Perhaps the -raid- content, but the overall content (i.e. quests) is thought to be much better in Wrath by many.

~Syrana

Chris said...

:P, as I have said many times before, I am a raider. There is a limit to what Blizzard can put into a single person encounter without losing the essence of you having any effect on it, a 5 man can emulate many of the aspects of 25 man raiding (see for example Kael'thas in Magister's Terrace, the fight had many of the same aspects as actually fighting Kael'thas himself [phases 4 and 5] but with a much reduced populace). 25 man offers a lot of options, but in many ways can be tuned less than a 10 man can be (see ZA vs BT, the only equivalent I can think of for messing up was Sunwell tuned to about the same as ZA[and was thus harder since (1-error)^25 is way less than (1-error)^10).

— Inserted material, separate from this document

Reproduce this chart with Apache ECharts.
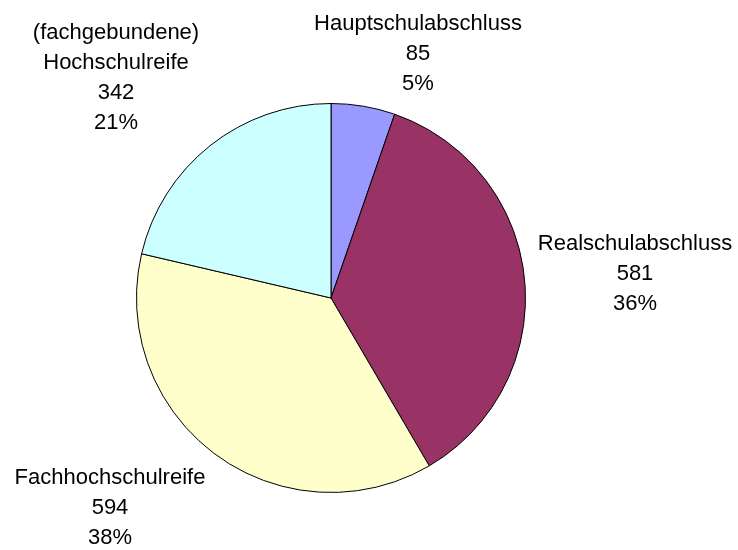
<!DOCTYPE html>
<html>
<head>
<meta charset="utf-8">
<script src="https://cdn.jsdelivr.net/npm/echarts@6/dist/echarts.min.js"></script>
<style>
  html, body { margin: 0; padding: 0; background: #ffffff; }
  #chart { width: 738px; height: 550px; }
</style>
</head>
<body>
<div id="chart"></div>
<script>
// Data
var categories = ['Hauptschulabschluss', 'Realschulabschluss', 'Fachhochschulreife', '(fachgebundene) Hochschulreife'];
var values = [85, 581, 594, 342];
var percentLabels = ['5%', '36%', '38%', '21%'];

// Styling / layout (not data)
var sliceColors = ['#9999FF', '#993366', '#FFFFCC', '#CCFFFF'];
var labelAnchors = [[418, 54], [635, 274], [110, 508], [116, 78]];

var chart = echarts.init(document.getElementById('chart'), null, { renderer: 'canvas' });

var seriesData = categories.map(function (name, i) {
  return { name: name, value: values[i], itemStyle: { color: sliceColors[i] } };
});

chart.setOption({
  backgroundColor: '#ffffff',
  animation: false,
  series: [{
    type: 'pie',
    center: [331, 298],
    radius: 194.5,
    startAngle: 90,
    clockwise: true,
    avoidLabelOverlap: false,
    data: seriesData,
    itemStyle: { borderColor: '#000000', borderWidth: 1 },
    emphasis: { disabled: true },
    label: {
      show: true,
      position: 'outside',
      fontFamily: '"Liberation Sans", Arial, Helvetica, sans-serif',
      fontSize: 22,
      lineHeight: 30,
      color: '#000000',
      formatter: function (p) {
        var name = p.name.replace('(fachgebundene) ', '(fachgebundene)\n');
        return name + '\n' + p.value + '\n' + percentLabels[p.dataIndex];
      }
    },
    labelLine: { show: false },
    labelLayout: function (params) {
      var a = labelAnchors[params.dataIndex];
      return { x: a[0], y: a[1], align: 'center', verticalAlign: 'middle' };
    }
  }]
});
</script>
</body>
</html>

Questing is nice, they did a good job in that and this expansion plays a lot better in those terms than TBC did, it is more linked, more interesting and perhaps more fun, but then I levelled through the area on my Paladin in 3 days, and on my DK in about 6, my priest and lock will do similarly if I ever get around to them. The content is nice, but for a raiding player where you want epic fights that really test your skills and co-ordination, WoTLK is lacking in a way even Karazhan wasn't.

I would give Blizzard kudos for their questing and layout, but the game spends so little time in that stage that while it is an interesting point, and likely sets them apart from games like WAR (which while heavily linked held less interest than the "slay 6 koblds" quests in elwynn. In a game heavily focused around the endgame, to the extent of making 70 levels of content effectively useless (and I still run BT, Hyjal etc for the fun of it) then it cannot be considered to be their main focus. In terms of dungeons, yes they are pretty and ok, but the fact is with the associated difficulty of heroics, so many instances beyond Violet Hold got skipped (I know I saw UK, Nexus, and I think VH, then heroic versions of the rest). To interest an end-game player you need to have interesting end-game content, and lacking an SH or MGT dungeon to play with, all we have is raids.